Chief Presidential Secretary for Policy
- In office 21 June 2019 – 29 March 2021
- President: Moon Jae-in
- Preceded by: Kim Soo-hyun
- Succeeded by: Lee Ho-seung

Chairperson of Fair Trade Commission
- In office 13 June 2017 – 21 June 2019
- President: Moon Jae-in
- Prime Minister: Lee Nak-yon
- Preceded by: Chung Jae-chan
- Succeeded by: Joh Sung-wook

Personal details
- Born: 21 November 1962 (age 63) now-Gumi, South Korea
- Alma mater: Seoul National University

= Kim Sang-jo =

South Korean professor of international trade and policy aide

Kim Sang-jo (born 21 November 1962) is a South Korean professor of international trade at Hansung University who served as the top policy aide to President Moon Jae-in and as his first Chairperson of Fair Trade Commission (KFTC).

== Career ==

=== Civil societies ===
Before entering politics, Kim had been very active in civil societies particularly in relation to issues of reforming Chaebol. From 1994 to 2001 he led People's Solidarity for Participatory Democracy (PSPD) and the Chaebol Reform Watchdog and from 1999 to 2001 its Economic Democratization Committee. From 2001 to 2006 he then led its Center for Economic Reform. He continued to lead its Center until 2017 after it became independent from PSPD and changed its name to Solidarity For Economic Reform in 2006. He also led PSPD's Financial Research Centre of Korea from 2015 to 2017.

=== Government roles and political career ===
He also took several governmental positions as a scholar. He was previously an advisor on competition policy to KFTC from 2003 to 2005. Additionally, he was a member of now-Economic, Social and Labor Council from 1997 to 1998 and of the Financial Development Review Committee, an advisory board to now-Ministry of Economy and Finance, from 2000 to 2001.
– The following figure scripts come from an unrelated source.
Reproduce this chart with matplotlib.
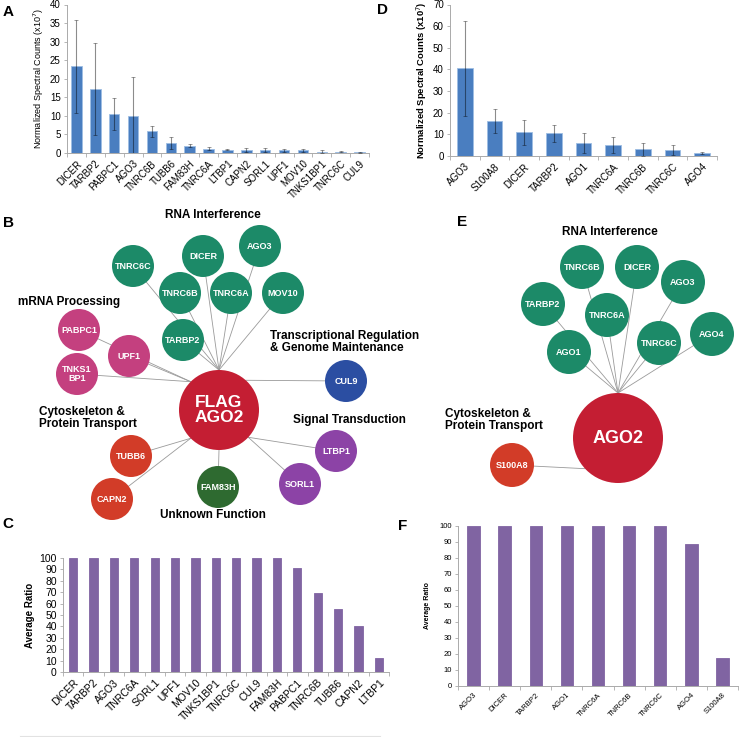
import numpy as np
import matplotlib
matplotlib.use("Agg")
import matplotlib.pyplot as plt
from matplotlib.patches import Circle

plt.rcParams['font.family'] = ['Liberation Sans', 'DejaVu Sans']

# --- panel A : normalized spectral counts, FLAG-AGO2 IP ----------------------
a_genes = ["DICER", "TARBP2", "PABPC1", "AGO3", "TNRC6B", "TUBB6", "FAM83H",
           "TNRC6A", "LTBP1", "CAPN2", "SORL1", "UPF1", "MOV10", "TNKS1BP1",
           "TNRC6C", "CUL9"]
a_counts = [23.3, 17.2, 10.5, 10.1, 5.8, 2.8, 2.0, 1.1, 0.9, 0.9, 0.8, 0.8,
            0.7, 0.4, 0.4, 0.15]
a_err = [12.5, 12.3, 4.3, 10.5, 1.6, 1.6, 0.5, 0.4, 0.1, 0.5, 0.6, 0.4, 0.5,
         0.3, 0.2, 0.05]

# --- panel D : normalized spectral counts, endogenous AGO2 IP ----------------
d_genes = ["AGO3", "S100A8", "DICER", "TARBP2", "AGO1", "TNRC6A", "TNRC6B",
           "TNRC6C", "AGO4"]
d_counts = [40.5, 16.2, 11.0, 10.5, 6.1, 5.2, 3.1, 2.8, 1.5]
d_err = [21.8, 5.5, 5.7, 4.0, 4.6, 3.8, 3.1, 2.3, 0.5]

# --- panels C / F : average ratio ------------------------------------------
c_genes = ["DICER", "TARBP2", "AGO3", "TNRC6A", "SORL1", "UPF1", "MOV10",
           "TNKS1BP1", "TNRC6C", "CUL9", "FAM83H", "PABPC1", "TNRC6B", "TUBB6",
           "CAPN2", "LTBP1"]
c_ratio = [100, 100, 100, 100, 100, 100, 100, 100, 100, 100, 100, 91.5, 69,
           55, 40, 12]
f_genes = ["AGO3", "DICER", "TARBP2", "AGO1", "TNRC6A", "TNRC6B", "TNRC6C",
           "AGO4", "S100A8"]
f_ratio = [100, 100, 100, 100, 100, 100, 100, 89, 17.5]

# --- networks B / E : node -> functional group ------------------------------
b_nodes = ["TNRC6C", "DICER", "AGO3", "TNRC6B", "TNRC6A", "MOV10", "TARBP2",
           "PABPC1", "UPF1", "TNKS1\nBP1", "CUL9", "LTBP1", "SORL1", "FAM83H",
           "TUBB6", "CAPN2"]
b_group = ["rna"] * 7 + ["mrna"] * 3 + ["tx", "sig", "sig", "unk", "cyto", "cyto"]
e_nodes = ["TNRC6B", "DICER", "AGO3", "TARBP2", "TNRC6A", "AGO4", "TNRC6C",
           "AGO1", "S100A8"]
e_group = ["rna"] * 8 + ["cyto"]

# layout (figure pixels, y downward)
B_POS = [(133, 266), (203, 256), (260, 246), (180, 293), (231, 293), (283, 293),
         (183, 340), (79, 330), (129, 356), (77, 374), (346, 381), (336, 451),
         (300, 484), (218, 487), (131, 456), (112, 499)]
E_POS = [(582, 267), (637, 267), (683, 282), (543, 304), (607, 315), (712, 334),
         (659, 343), (569, 352), (512, 465)]
GROUP_COL = {"rna": "#1c8a68", "mrna": "#c4407f", "cyto": "#d23c28",
             "tx": "#2b4ea2", "sig": "#8c43a6", "unk": "#2e6a30"}
B_ANCHOR = {"rna": 90, "mrna": 135, "tx": 48, "sig": -43, "unk": -90, "cyto": -135}
E_ANCHOR = {"rna": 90, "cyto": -137}
BLUE, BLUE_EDGE = "#4a7ec0", "#9dbde3"
PURPLE = "#8064a2"
W, H = 740, 737

fig = plt.figure(figsize=(W / 100, H / 100), dpi=100)

# overlay for networks and panel letters
ov = fig.add_axes([0, 0, 1, 1])
ov.set_xlim(0, W); ov.set_ylim(H, 0); ov.axis("off")


def network(nodes, groups, pos, hub, hub_r, hub_txt, node_r, anchors, hub_fs):
    hx, hy = hub
    for (x, y), g in zip(pos, groups):
        th = np.radians(anchors[g])
        ax_, ay_ = hx + hub_r * np.cos(th), hy - hub_r * np.sin(th)
        ov.plot([x, ax_], [y, ay_], color="#9a9a9a", lw=0.6, zorder=1)
    for (x, y), g, n in zip(pos, groups, nodes):
        ov.add_patch(Circle((x, y), node_r, color=GROUP_COL[g], zorder=2, lw=0))
        ov.text(x, y, n, color="white", fontsize=6.5, fontweight="bold",
                ha="center", va="center", zorder=3, linespacing=1.0)
    ov.add_patch(Circle(hub, hub_r, color="#c41e33", zorder=2, lw=0))
    ov.text(hx, hy, hub_txt, color="white", fontsize=hub_fs, fontweight="bold",
            ha="center", va="center", zorder=3, linespacing=1.05)


network(b_nodes, b_group, B_POS, (219, 410), 40, "FLAG\nAGO2", 21, B_ANCHOR, 12.5)
network(e_nodes, e_group, E_POS, (618, 438), 45, "AGO2", 22, E_ANCHOR, 13)

hk = dict(fontsize=8.5, fontweight="bold", zorder=3)
ov.text(213, 215, "RNA Interference", ha="center", va="center", **hk)
ov.text(69, 302, "mRNA Processing", ha="center", va="center", **hk)
ov.text(270, 342, "Transcriptional Regulation\n& Genome Maintenance",
        ha="left", va="center", linespacing=1.1, **hk)
ov.text(39, 418, "Cytoskeleton &\nProtein Transport", ha="left", va="center",
        linespacing=1.1, **hk)
ov.text(293, 420, "Signal Transduction", ha="left", va="center", **hk)
ov.text(213, 515, "Unknown Function", ha="center", va="center", **hk)
ov.text(610, 232, "RNA Interference", ha="center", va="center", **hk)
ov.text(445, 420, "Cytoskeleton &\nProtein Transport", ha="left", va="center",
        linespacing=1.1, **hk)

for lab, x, y in [("A", 8, 12), ("D", 383, 10), ("B", 8, 223), ("E", 462, 222),
                  ("C", 8, 524), ("F", 403, 526)]:
    ov.text(x, y, lab, fontsize=11, fontweight="bold", ha="center", va="center")

# faint frame edge left under panel C
ov.plot([20, 380], [735.5, 735.5], color="#e2e2e2", lw=0.8)


def bar_panel(px, names, vals, err, color, ymax, ystep, ylabel, width,
              xfs, yfs, lfs, lpad, edge=None, lweight="normal"):
    l, r, b, t = px
    ax = fig.add_axes([l / W, 1 - b / H, (r - l) / W, (b - t) / H])
    x = np.arange(len(names))
    ax.bar(x, vals, width=width, color=color,
           edgecolor=edge if edge else color, lw=0.6, zorder=2)
    if err is not None:
        ax.errorbar(x, vals, yerr=err, fmt="none", ecolor=(0, 0, 0, 0.45),
                    elinewidth=0.8, capsize=1.5, capthick=0.6, zorder=3)
    ax.set_xlim(-0.5, len(names) - 0.5); ax.set_ylim(0, ymax)
    ax.set_yticks(np.arange(0, ymax + 0.1, ystep))
    ax.set_xticks(x)
    ax.set_xticklabels(names, rotation=45, ha="right", rotation_mode="anchor",
                       fontsize=xfs)
    ax.set_xticks(np.arange(-0.5, len(names)), minor=True)
    ax.tick_params(axis="x", which="major", length=0, pad=4)
    ax.tick_params(axis="x", which="minor", length=3, color="#aaaaaa", width=0.6)
    ax.tick_params(axis="y", labelsize=yfs, length=2.5, color="#aaaaaa",
                   width=0.6, pad=2)
    ax.set_ylabel(ylabel, fontsize=lfs, labelpad=lpad, fontweight=lweight)
    for s in ("top", "right"):
        ax.spines[s].set_visible(False)
    for s in ("left", "bottom"):
        ax.spines[s].set_color("#aaaaaa"); ax.spines[s].set_linewidth(0.7)
    ax.patch.set_alpha(0)
    return ax


bar_panel((67, 369, 153, 4.5), a_genes, a_counts, a_err, BLUE, 40, 5,
          r"Normalized Spectral Counts (x10$^7$)", 0.55, 7, 7, 6.5, 3,
          edge=BLUE_EDGE)
bar_panel((450, 717, 156, 4.5), d_genes, d_counts, d_err, BLUE, 70, 10,
          r"Normalized Spectral Counts (x10$^7$)", 0.52, 7, 7, 6.8, 3,
          edge=BLUE_EDGE, lweight="bold")
bar_panel((63, 389, 672, 558), c_genes, c_ratio, None, PURPLE, 100, 10,
          "Average Ratio", 0.4, 7.5, 7.5, 7, 3, lweight="bold")
bar_panel((458, 738, 686, 526), f_genes, f_ratio, None, PURPLE, 100, 10,
          "Average Ratio", 0.4, 5.5, 5.5, 5, 6, lweight="bold")

fig.savefig("out.png", dpi=100)
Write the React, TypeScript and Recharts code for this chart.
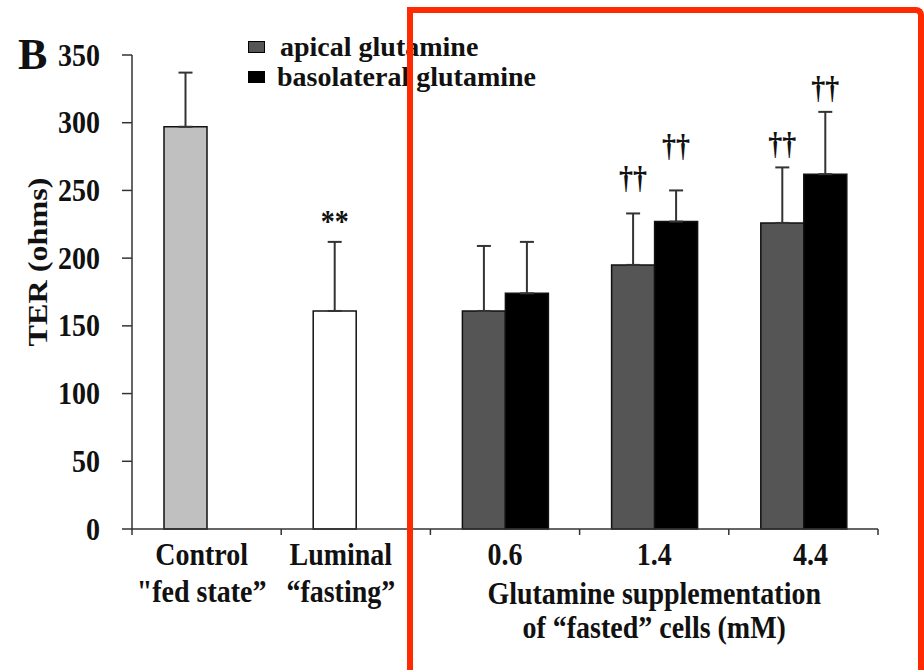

Furthermore, Kim joined Moon Jae-in's 2017 presidential campaign as a vice-chair of its New Korea Committee, which formulated Moon's economic visions as its think tank. President Moon nominated and appointed Kim as his anti-trust agency chief upon the beginning of his presidency. During his tenure as the head of KFTC, the organisation solidified its position as a pivotal entity in materialising a Moon's economic vision of "fair economy." In the middle of his fixed, three year term, Kim was reshuffled to be President Moon's top policy aide. On 30 December 2020, President Moon's chief of staff, Noh Young-min, and Kim offered their resignations to Moon. Whilst Noh was replaced by You Young-min, Kim was not due to abundant policy initiatives facing including the third COVID-19 relief package and the virus containment. This makes Kim one of four people who have continued to serve President Moon as cabinet minister or ministerial-level government official since the beginning of Moon's presidency in 2017 along with Hong Nam-ki, Suh Hoon and Kang Kyung-wha as of December 2020.

=== Teaching and academia ===
In 1994 Kim received full tenure at Hansung University and before becoming the head of Fair Trade Commission, he had taught at its Department of International Trade which he previously led as its Dean from 2013 to 2015. When his class was cancelled due to his nomination hearing for KFTC Chairmanship, he held a supplementary lecture on a following day.

Moreover, he is a board member of the Korean Economic Association which he previously assumed from 2009 to 2011. He was a board member of Korea Monetary and Finance Association from 2014 to 2015 and its vice-chairman from 2015 to 2016. Kim was also a visiting scholar at University of Cambridge and University of California, San Diego as well as Yale World Fellow.

== Education ==
Kim earned three degrees in economics from Seoul National University from bachelor in 1985 to master in 1987 and doctorate in 1993.